Randi has never promised to offer a fair test to all applicants. He just says that anyone who actually takes the test must say it’s fair. And there is a world of difference between the two.

Sure, I’ll dig a couple out and post them shortly.

No, that is not true. I just went over the rules of the test, and I don’t see anything about someone’s personal level of “confidence.”

I DO see that they have to be able to state clearly and unambiguously what it is they’re able to do.

Who are these “many people,” and what was it they wanted Randi to agree to? Do you know any of them? Can you provide actual evidence?

My suspicious is that a lot of people would like to take a “test” that has no clear definition of what it is they claim to be able to do, and no real agreement as to what constitutes a successful test. But if you have evidence to the contrary, by all means show it to us.
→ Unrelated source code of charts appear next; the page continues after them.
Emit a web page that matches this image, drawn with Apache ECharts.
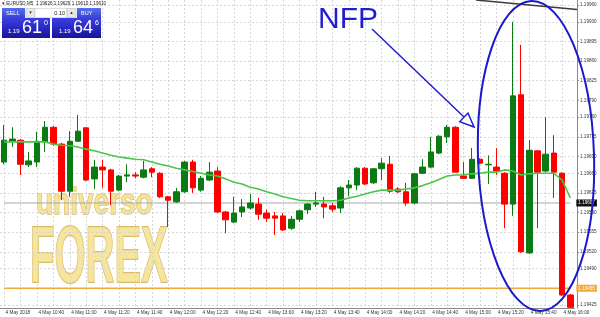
<!DOCTYPE html>
<html><head><meta charset="utf-8">
<script src="https://cdn.jsdelivr.net/npm/echarts@6/dist/echarts.min.js"></script>
<style>html,body{margin:0;padding:0;background:#fff}#c{width:600px;height:317px}</style>
</head><body><div id="c"></div>
<script>
const headerText = 'EURUSD,M5  1.19626 1.19629 1.19610 1.19610';
const dateLabel = '4 May 2018';
const dayPrefix = '4 May ';
const categories = ['10:20','10:25','10:30','10:35','10:40','10:45','10:50','10:55',
'11:00','11:05','11:10','11:15','11:20','11:25','11:30','11:35','11:40','11:45','11:50','11:55',
'12:00','12:05','12:10','12:15','12:20','12:25','12:30','12:35','12:40','12:45','12:50','12:55',
'13:00','13:05','13:10','13:15','13:20','13:25','13:30','13:35','13:40','13:45','13:50','13:55',
'14:00','14:05','14:10','14:15','14:20','14:25','14:30','14:35','14:40','14:45','14:50','14:55',
'15:00','15:05','15:10','15:15','15:20','15:25','15:30','15:35','15:40','15:45','15:50','15:55',
'16:00','16:05'];
const opens = [1.19680,1.19717,1.19719,1.19675,1.19680,1.19716,1.19742,1.19712,1.19628,1.19717,
1.19741,1.19650,1.19671,1.19666,1.19630,1.19655,1.19657,1.19653,1.19668,1.19660,
1.19618,1.19609,1.19627,1.19680,1.19630,1.19648,1.19664,1.19591,1.19573,1.19591,
1.19598,1.19605,1.19589,1.19584,1.19584,1.19562,1.19578,1.19595,1.19605,1.19605,
1.19602,1.19598,1.19634,1.19639,1.19669,1.19643,1.19668,1.19676,1.19632,1.19627,
1.19607,1.19660,1.19671,1.19696,1.19725,1.19742,1.19655,1.19651,1.19685,1.19675,
1.19671,1.19660,1.19605,1.19800,1.19518,1.19700,1.19664,1.19696,1.19660,1.19443];
const closes = [1.19719,1.19721,1.19676,1.19682,1.19717,1.19742,1.19712,1.19628,1.19717,1.19735,
1.19648,1.19671,1.19666,1.19628,1.19655,1.19657,1.19655,1.19666,1.19662,1.19618,
1.19612,1.19627,1.19680,1.19634,1.19651,1.19662,1.19591,1.19577,1.19589,1.19600,
1.19607,1.19587,1.19580,1.19580,1.19559,1.19578,1.19593,1.19605,1.19607,1.19600,
1.19596,1.19634,1.19639,1.19669,1.19641,1.19668,1.19678,1.19628,1.19627,1.19607,
1.19659,1.19671,1.19698,1.19726,1.19742,1.19662,1.19651,1.19685,1.19678,1.19676,
1.19664,1.19605,1.19798,1.19520,1.19701,1.19662,1.19694,1.19662,1.19443,1.19421];
const lows = [1.19676,1.19707,1.19657,1.19671,1.19671,1.19698,1.19709,1.19612,1.19618,1.19716,
1.19646,1.19632,1.19634,1.19603,1.19628,1.19644,1.19651,1.19651,1.19653,1.19616,
1.19564,1.19607,1.19625,1.19625,1.19627,1.19646,1.19589,1.19553,1.19571,1.19582,
1.19595,1.19577,1.19573,1.19550,1.19557,1.19559,1.19573,1.19587,1.19600,1.19580,
1.19591,1.19589,1.19619,1.19630,1.19639,1.19641,1.19648,1.19625,1.19625,1.19602,
1.19605,1.19659,1.19669,1.19694,1.19714,1.19662,1.19650,1.19650,1.19676,1.19641,
1.19657,1.19562,1.19584,1.19518,1.19516,1.19562,1.19662,1.19616,1.19441,1.19420];
const highs = [1.19746,1.19742,1.19721,1.19698,1.19734,1.19753,1.19744,1.19714,1.19735,1.19764,
1.19742,1.19684,1.19684,1.19668,1.19657,1.19676,1.19662,1.19682,1.19671,1.19662,
1.19619,1.19634,1.19682,1.19684,1.19655,1.19680,1.19671,1.19593,1.19618,1.19614,
1.19623,1.19616,1.19595,1.19591,1.19589,1.19584,1.19595,1.19607,1.19627,1.19618,
1.19607,1.19637,1.19648,1.19671,1.19671,1.19669,1.19687,1.19691,1.19635,1.19643,
1.19660,1.19685,1.19725,1.19728,1.19746,1.19744,1.19680,1.19705,1.19687,1.19692,
1.19705,1.19662,1.19930,1.19889,1.19719,1.19701,1.19760,1.19728,1.19662,1.19445];
const maValues = [1.19716,1.19716,1.19716,1.19716,1.19716,1.19716,1.19712,1.19710,1.19709,1.19707,
1.19703,1.19700,1.19696,1.19692,1.19689,1.19687,1.19685,1.19684,1.19680,1.19676,
1.19673,1.19669,1.19666,1.19663,1.19660,1.19657,1.19655,1.19650,1.19644,1.19641,
1.19635,1.19632,1.19627,1.19623,1.19618,1.19615,1.19612,1.19611,1.19611,1.19611,
1.19611,1.19612,1.19616,1.19619,1.19623,1.19627,1.19630,1.19630,1.19630,1.19632,
1.19634,1.19638,1.19643,1.19649,1.19655,1.19657,1.19657,1.19659,1.19660,1.19662,
1.19662,1.19666,1.19664,1.19657,1.19659,1.19660,1.19660,1.19660,1.19648,1.19616];
const yTickValues = [1.19960,1.19930,1.19895,1.19860,1.19825,1.19790,1.19760,1.19725,1.19690,
1.19660,1.19625,1.19590,1.19555,1.19520,1.19490,1.19425];
const bidPrice = 1.19607;
const levelPrice = 1.19455;
const sellBig = '61', sellSup = '0', buyBig = '64', buySup = '6', pricePrefix = '1.19', lotText = '0.10';

const candleData = opens.map((o, i) => [o, closes[i], lows[i], highs[i]]);
const FONT = 'Liberation Sans';
const chart = echarts.init(document.getElementById('c'), null, {renderer: 'canvas'});
const blueGrad = new echarts.graphic.LinearGradient(0, 0, 0, 1, [
  {offset: 0, color: '#3d3de6'}, {offset: 1, color: '#15159c'}]);
const headGrad = new echarts.graphic.LinearGradient(0, 0, 0, 1, [
  {offset: 0, color: '#5a6ff0'}, {offset: 1, color: '#3345cc'}]);

chart.setOption({
  animation: false,
  backgroundColor: '#ffffff',
  grid: {left: -4.13, right: 25.58, top: 0, bottom: 9, containLabel: false},
  xAxis: {
    type: 'category', data: categories, boundaryGap: true,
    axisLine: {lineStyle: {color: '#8a8a8a', width: 1}},
    axisTick: {interval: 3, alignWithLabel: true, length: 2, lineStyle: {color: '#8a8a8a'}},
    axisLabel: {interval: 3, align: 'left', fontSize: 4.7, margin: 2, color: '#333',
      fontFamily: FONT, padding: [0, 0, 0, 1.5],
      formatter: (v, i) => i === 0 ? dateLabel : dayPrefix + v},
    splitLine: {show: true, interval: 1, alignWithLabel: true,
      lineStyle: {color: '#d6d6d6', type: [2, 2], width: 1}}
  },
  yAxis: {
    type: 'value', position: 'right', offset: 2.58,
    min: 1.194198, max: 1.199689, scale: true,
    axisLine: {show: true, lineStyle: {color: '#8a8a8a', width: 1}},
    axisTick: {show: true, length: 2, customValues: yTickValues, lineStyle: {color: '#8a8a8a'}},
    axisLabel: {customValues: yTickValues, fontSize: 4.6, margin: 3, color: '#333', fontFamily: FONT,
      formatter: v => v.toFixed(5)},
    splitLine: {show: true, lineStyle: {color: '#d6d6d6', type: [2, 2], width: 1}}
  },
  series: [
    {
      type: 'line', data: categories.map((c, i) => [c, bidPrice]), symbol: 'none', silent: true,
      lineStyle: {color: '#a8a8a8', width: 1}, z: 1,
      endLabel: {show: true, formatter: bidPrice.toFixed(5), fontSize: 4.6, distance: 6,
        color: '#fff', backgroundColor: '#111', padding: [1, 2, 1, 2], fontFamily: FONT}
    },
    {
      type: 'line', data: categories.map((c, i) => [c, levelPrice]), symbol: 'none', silent: true,
      lineStyle: {color: '#f3a83b', width: 1.5}, z: 1,
      endLabel: {show: true, formatter: levelPrice.toFixed(5), fontSize: 4.6, distance: 6,
        color: '#fff', backgroundColor: '#f3a83b', padding: [1, 2, 1, 2], fontFamily: FONT}
    },
    {
      type: 'candlestick', data: candleData, barWidth: 6, clip: true, z: 2,
      itemStyle: {color: '#0b7a12', color0: '#ff0000', borderColor: '#0b7a12', borderColor0: '#ff0000', borderWidth: 1}
    },
    {
      type: 'line', data: maValues, symbol: 'none', smooth: false,
      lineStyle: {color: '#49c649', width: 1.6}, z: 3
    }
  ],
  graphic: [
    // watermark
    {type: 'text', x: 36, y: 222, scaleY: 1.35, z: 0, style: {x: 0, y: 0, text: 'universo',
      fontSize: 28, fontWeight: 'bold', fontFamily: FONT, fill: '#f4e08e', stroke: '#d3b14f', lineWidth: 1,
      verticalAlign: 'bottom', opacity: 0.85}},
    {type: 'text', x: 30, y: 300, scaleY: 2.0, z: 0, style: {x: 0, y: 0, text: 'FOREX',
      fontSize: 40, fontWeight: 'bold', fontFamily: FONT, fill: '#f4e08e', stroke: '#d3b14f', lineWidth: 1,
      verticalAlign: 'bottom', opacity: 0.85}},
    // header
    {type: 'text', z: 50, style: {x: 2, y: 1, text: '\u25BE ' + headerText, fontSize: 4.6, fill: '#222',
      fontFamily: FONT, verticalAlign: 'top'}},
    // trade panel
    {type: 'rect', z: 50, shape: {x: 2, y: 8, width: 23, height: 10}, style: {fill: headGrad}},
    {type: 'text', z: 51, style: {x: 6, y: 13, text: 'SELL', fontSize: 5.5, fill: '#fff', fontFamily: FONT, verticalAlign: 'middle'}},
    {type: 'rect', z: 50, shape: {x: 26, y: 8.5, width: 9, height: 9}, style: {fill: '#e8e8e8', stroke: '#b0b0b0', lineWidth: 0.5}},
    {type: 'text', z: 51, style: {x: 30.5, y: 13, text: '\u25BE', fontSize: 5, fill: '#333', fontFamily: 'DejaVu Sans', align: 'center', verticalAlign: 'middle'}},
    {type: 'rect', z: 50, shape: {x: 35, y: 8.5, width: 32, height: 9}, style: {fill: '#ffffff', stroke: '#c0c0c0', lineWidth: 0.5}},
    {type: 'text', z: 51, style: {x: 65, y: 13, text: lotText, fontSize: 5.5, fill: '#222', fontFamily: FONT, align: 'right', verticalAlign: 'middle'}},
    {type: 'rect', z: 50, shape: {x: 67, y: 8.5, width: 9, height: 9}, style: {fill: '#e8e8e8', stroke: '#b0b0b0', lineWidth: 0.5}},
    {type: 'text', z: 51, style: {x: 71.5, y: 13, text: '\u25B4', fontSize: 5, fill: '#333', fontFamily: 'DejaVu Sans', align: 'center', verticalAlign: 'middle'}},
    {type: 'rect', z: 50, shape: {x: 77, y: 8, width: 24, height: 10}, style: {fill: headGrad}},
    {type: 'text', z: 51, style: {x: 81, y: 13, text: 'BUY', fontSize: 5.5, fill: '#fff', fontFamily: FONT, verticalAlign: 'middle'}},
    {type: 'rect', z: 50, shape: {x: 2, y: 18, width: 48, height: 20}, style: {fill: blueGrad}},
    {type: 'rect', z: 50, shape: {x: 52, y: 18, width: 49, height: 20}, style: {fill: blueGrad}},
    {type: 'text', z: 51, style: {x: 8, y: 34, text: pricePrefix, fontSize: 6, fill: '#fff', fontFamily: FONT, verticalAlign: 'bottom'}},
    {type: 'text', z: 51, style: {x: 22, y: 37, text: sellBig, fontSize: 18, fill: '#fff', fontFamily: FONT, verticalAlign: 'bottom'}},
    {type: 'text', z: 51, style: {x: 44, y: 20, text: sellSup, fontSize: 7, fill: '#fff', fontFamily: FONT, verticalAlign: 'top'}},
    {type: 'text', z: 51, style: {x: 59, y: 34, text: pricePrefix, fontSize: 6, fill: '#fff', fontFamily: FONT, verticalAlign: 'bottom'}},
    {type: 'text', z: 51, style: {x: 73, y: 37, text: buyBig, fontSize: 18, fill: '#fff', fontFamily: FONT, verticalAlign: 'bottom'}},
    {type: 'text', z: 51, style: {x: 95, y: 20, text: buySup, fontSize: 7, fill: '#fff', fontFamily: FONT, verticalAlign: 'top'}},
    // trend line top right
    {type: 'line', z: 60, shape: {x1: 476, y1: 0, x2: 577, y2: 9.5}, style: {stroke: '#3a3a3a', lineWidth: 1.5}},
    // NFP annotation
    {type: 'text', z: 100, style: {x: 318, y: 5, text: 'NFP', fontSize: 30, fill: '#1f1fd0', fontFamily: FONT, verticalAlign: 'top'}},
    {type: 'line', z: 100, shape: {x1: 372, y1: 29, x2: 464, y2: 117}, style: {stroke: '#1f1fd0', lineWidth: 1.5}},
    {type: 'polygon', z: 100, shape: {points: [[474, 127], [459.8, 121.6], [468, 113]]}, style: {fill: '#ffffff', stroke: '#1f1fd0', lineWidth: 1.5}},
    {type: 'ellipse', z: 100, rotation: 0.03, originX: 536, originY: 156,
      shape: {cx: 536, cy: 156, rx: 58, ry: 155}, style: {fill: 'none', stroke: '#1a1acc', lineWidth: 2}}
  ]
});
</script></body></html>
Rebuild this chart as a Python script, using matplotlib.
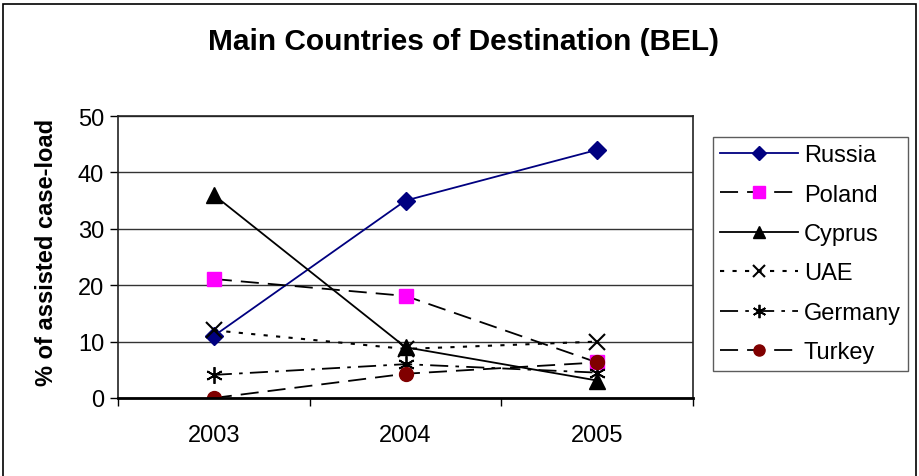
import numpy as np
import matplotlib
matplotlib.use('Agg')
import matplotlib.pyplot as plt
from matplotlib.patches import Rectangle

plt.rcParams.update({
    'font.family': ['Liberation Sans', 'DejaVu Sans'],
    'font.size': 17,
})

years = ['2003', '2004', '2005']
russia = [11, 35, 44]
poland = [21.1, 18.1, 6.3]
cyprus = [36, 9, 3.1]
uae = [12, 8.7, 10]
germany = [4.1, 6.0, 4.5]
turkey = [0, 4.3, 6.3]

W, H = 919, 477
fig = plt.figure(figsize=(W / 100, H / 100), dpi=100)

# rahmen um die ganze grafik
fig.add_artist(Rectangle((3 / W, -0.01), 913 / W, 1.0, transform=fig.transFigure,
                         fill=False, edgecolor='black', lw=1.2))

ax = fig.add_axes([118 / W, (H - 399) / H, 575 / W, 282 / H])
x = np.arange(len(years))

ax.plot(x, russia, color='#000080', lw=1.3, marker='D', ms=9, label='Russia')
ax.plot(x, poland, color='black', lw=1.3, ls=(0, (10, 5)), marker='s', ms=10,
        mfc='#ff00ff', mec='#ff00ff', label='Poland')
ax.plot(x, cyprus, color='black', lw=1.3, marker='^', ms=11, label='Cyprus')
ax.plot(x, uae, color='black', lw=1.5, ls=(0, (2, 4)), marker='x', ms=11, mew=1.5,
        label='UAE')
ax.plot(x, germany, color='black', lw=1.3, ls=(0, (10, 4, 2, 4)), marker=(6, 2, 0), ms=12,
        mew=1.3, label='Germany')
ax.plot(x, turkey, color='black', lw=1.3, ls=(0, (10, 5)), marker='o', ms=10,
        mfc='#800000', mec='#800000', label='Turkey')

ax.set_xlim(-0.5, 2.5)
ax.set_ylim(0, 50)
ax.set_yticks(np.arange(0, 51, 10))
ax.yaxis.grid(True, color='#333333', lw=1)
ax.set_axisbelow(True)
ax.set_xticks([-0.5, 0.5, 1.5, 2.5])
ax.set_xticklabels([])
ax.set_xticks(x, minor=True)
ax.set_xticklabels(years, minor=True)
ax.tick_params(axis='x', which='major', direction='out', length=6, width=1)
ax.tick_params(axis='x', which='minor', length=0, pad=19, labelsize=17)
ax.tick_params(axis='y', direction='out', length=6, width=1, pad=4, labelsize=17)
for s in ax.spines.values():
    s.set_color('#222222')
    s.set_linewidth(1.2)
ax.spines['bottom'].set_linewidth(2)
ax.spines['bottom'].set_color('black')

ax.set_ylabel('% of assisted case-load', fontweight='bold', fontsize=17)
ax.yaxis.set_label_coords((58 - 118) / 575, (399 - 252) / 282)
fig.text(463 / W, 1 - 42 / H, 'Main Countries of Destination (BEL)', ha='center',
         va='center', fontsize=21.5, fontweight='bold')

leg = fig.legend(loc='upper left', bbox_to_anchor=(713 / W, 1 - 138 / H),
                 borderaxespad=0, frameon=True, fancybox=False, edgecolor='#333333',
                 handlelength=3.3, labelspacing=0.74, borderpad=0.3,
                 handletextpad=0.25, fontsize=17, markerscale=0.8)
leg.get_frame().set_linewidth(1)

fig.savefig('out.png', dpi=100, facecolor='white')
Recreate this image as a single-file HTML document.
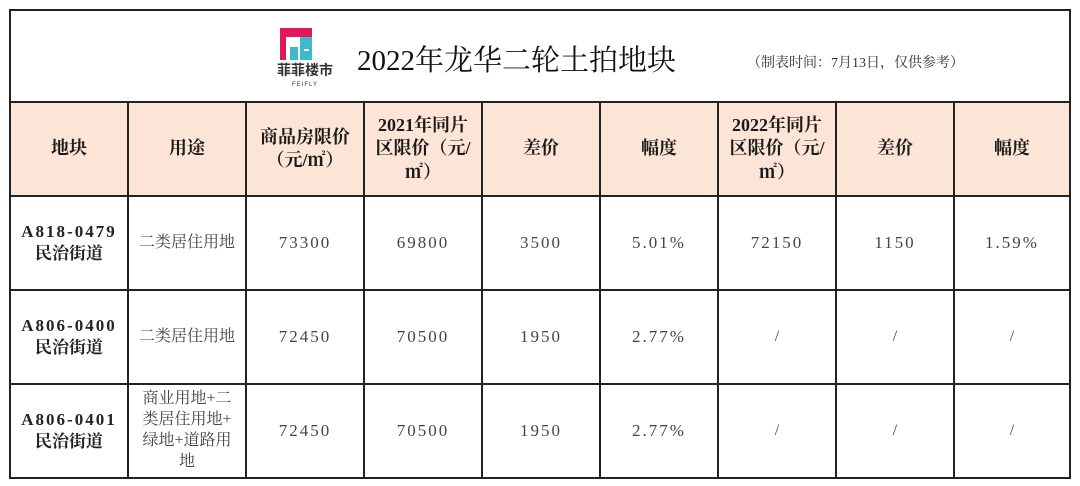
<!DOCTYPE html>
<html><head><meta charset="utf-8"><style>
body{margin:0;width:1080px;height:486px;background:#fff;position:relative;overflow:hidden;font-family:"Liberation Serif","Noto Serif CJK SC",serif;color:#222}
.c{position:absolute;display:flex;align-items:center;justify-content:center;text-align:center;box-sizing:border-box;border-right:2px solid #222;border-bottom:2px solid #222;line-height:1.3}
.h{background:#fce4d6;font-size:18px;font-weight:bold;color:#1a1a1a}
.d{font-size:16px;color:#444}
.n{font-family:"Liberation Serif",serif;font-size:17px;letter-spacing:2px;color:#444}
.b{font-weight:bold;font-size:17px;color:#222}
.b span{letter-spacing:2px}
</style></head><body>
<div style="position:absolute;left:9px;top:9px;width:1062px;height:470px;border:2px solid #222;box-sizing:border-box"></div>
<div style="position:absolute;left:9px;top:101px;width:1062px;height:2px;background:#222"></div>
<svg style="position:absolute;left:270px;top:22px" width="70" height="70">
<rect x="10" y="6" width="32" height="32" fill="#e0195a"/>
<rect x="16" y="15" width="26" height="23" fill="#fff"/>
<rect x="20" y="25" width="8" height="13" fill="#3fb9cc"/>
<rect x="30" y="15" width="12" height="23" fill="#3fb9cc"/>
<rect x="34" y="27" width="5" height="2" fill="#fff"/>
<text x="35" y="53" font-size="14" font-weight="bold" text-anchor="middle" fill="#333" font-family="Noto Sans CJK SC,sans-serif">菲菲楼市</text>
<text x="35" y="64" font-size="6" text-anchor="middle" fill="#333" font-family="Liberation Sans,sans-serif" letter-spacing="1">FEIFLY</text>
</svg>
<div style="position:absolute;left:357px;top:38px;font-size:29px;color:#111">2022年龙华二轮土拍地块</div>
<div style="position:absolute;left:747px;top:52px;font-size:14px;color:#333">（制表时间：7月13日，仅供参考）</div>

<div class="c h" style="left:9px;top:103px;width:120px;height:94px;border-left:2px solid #222">地块</div>
<div class="c h" style="left:129px;top:103px;width:118px;height:94px">用途</div>
<div class="c h" style="left:247px;top:103px;width:118px;height:94px">商品房限价<br>（元/㎡）</div>
<div class="c h" style="left:365px;top:103px;width:118px;height:94px">2021年同片<br>区限价（元/<br>㎡）</div>
<div class="c h" style="left:483px;top:103px;width:118px;height:94px">差价</div>
<div class="c h" style="left:601px;top:103px;width:118px;height:94px">幅度</div>
<div class="c h" style="left:719px;top:103px;width:118px;height:94px">2022年同片<br>区限价（元/<br>㎡）</div>
<div class="c h" style="left:837px;top:103px;width:118px;height:94px">差价</div>
<div class="c h" style="left:955px;top:103px;width:116px;height:94px">幅度</div>

<div class="c b" style="left:9px;top:197px;width:120px;height:94px;border-left:2px solid #222"><div><span>A818-0479</span><br>民治街道</div></div>
<div class="c d" style="left:129px;top:197px;width:118px;height:94px">二类居住用地</div>
<div class="c n" style="left:247px;top:197px;width:118px;height:94px">73300</div>
<div class="c n" style="left:365px;top:197px;width:118px;height:94px">69800</div>
<div class="c n" style="left:483px;top:197px;width:118px;height:94px">3500</div>
<div class="c n" style="left:601px;top:197px;width:118px;height:94px">5.01%</div>
<div class="c n" style="left:719px;top:197px;width:118px;height:94px">72150</div>
<div class="c n" style="left:837px;top:197px;width:118px;height:94px">1150</div>
<div class="c n" style="left:955px;top:197px;width:116px;height:94px">1.59%</div>

<div class="c b" style="left:9px;top:291px;width:120px;height:94px;border-left:2px solid #222"><div><span>A806-0400</span><br>民治街道</div></div>
<div class="c d" style="left:129px;top:291px;width:118px;height:94px">二类居住用地</div>
<div class="c n" style="left:247px;top:291px;width:118px;height:94px">72450</div>
<div class="c n" style="left:365px;top:291px;width:118px;height:94px">70500</div>
<div class="c n" style="left:483px;top:291px;width:118px;height:94px">1950</div>
<div class="c n" style="left:601px;top:291px;width:118px;height:94px">2.77%</div>
<div class="c d" style="left:719px;top:291px;width:118px;height:94px">/</div>
<div class="c d" style="left:837px;top:291px;width:118px;height:94px">/</div>
<div class="c d" style="left:955px;top:291px;width:116px;height:94px">/</div>

<div class="c b" style="left:9px;top:385px;width:120px;height:94px;border-left:2px solid #222"><div><span>A806-0401</span><br>民治街道</div></div>
<div class="c d" style="left:129px;top:385px;width:118px;height:94px;line-height:1.3">商业用地+二<br>类居住用地+<br>绿地+道路用<br>地</div>
<div class="c n" style="left:247px;top:385px;width:118px;height:94px">72450</div>
<div class="c n" style="left:365px;top:385px;width:118px;height:94px">70500</div>
<div class="c n" style="left:483px;top:385px;width:118px;height:94px">1950</div>
<div class="c n" style="left:601px;top:385px;width:118px;height:94px">2.77%</div>
<div class="c d" style="left:719px;top:385px;width:118px;height:94px">/</div>
<div class="c d" style="left:837px;top:385px;width:118px;height:94px">/</div>
<div class="c d" style="left:955px;top:385px;width:116px;height:94px">/</div>
</body></html>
Bu my amazing psychic powers tell me no such evidence will be forthcoming.

If you’ll note, I said a “hand of 5 playing cards”. If I pick 5 playing cards out of a deck at random, and you can guess all 5 of them 1 time out of 100, that’s VERY impressive, and definitely testable.

The trouble with that is that it lacks precision. I suspect a lot of hostility that testees have towards Randi is that if he’s potentially going to be awarding $1,000,000 to someone, he wants a VERY precise and unambiguous definition of what’s going to happen. Predicting the future is sometimes not very hard. I mean, Bricker predicted that Bush was going to win. Does that make him psychic?

To be rigorously testable, the predictions would have to be along the lines of “what card WILL I draw from this deck” or “what sequence of heads and tails WILL come up” or something like that, which is not the kind of precognitive dreams most people claim to have.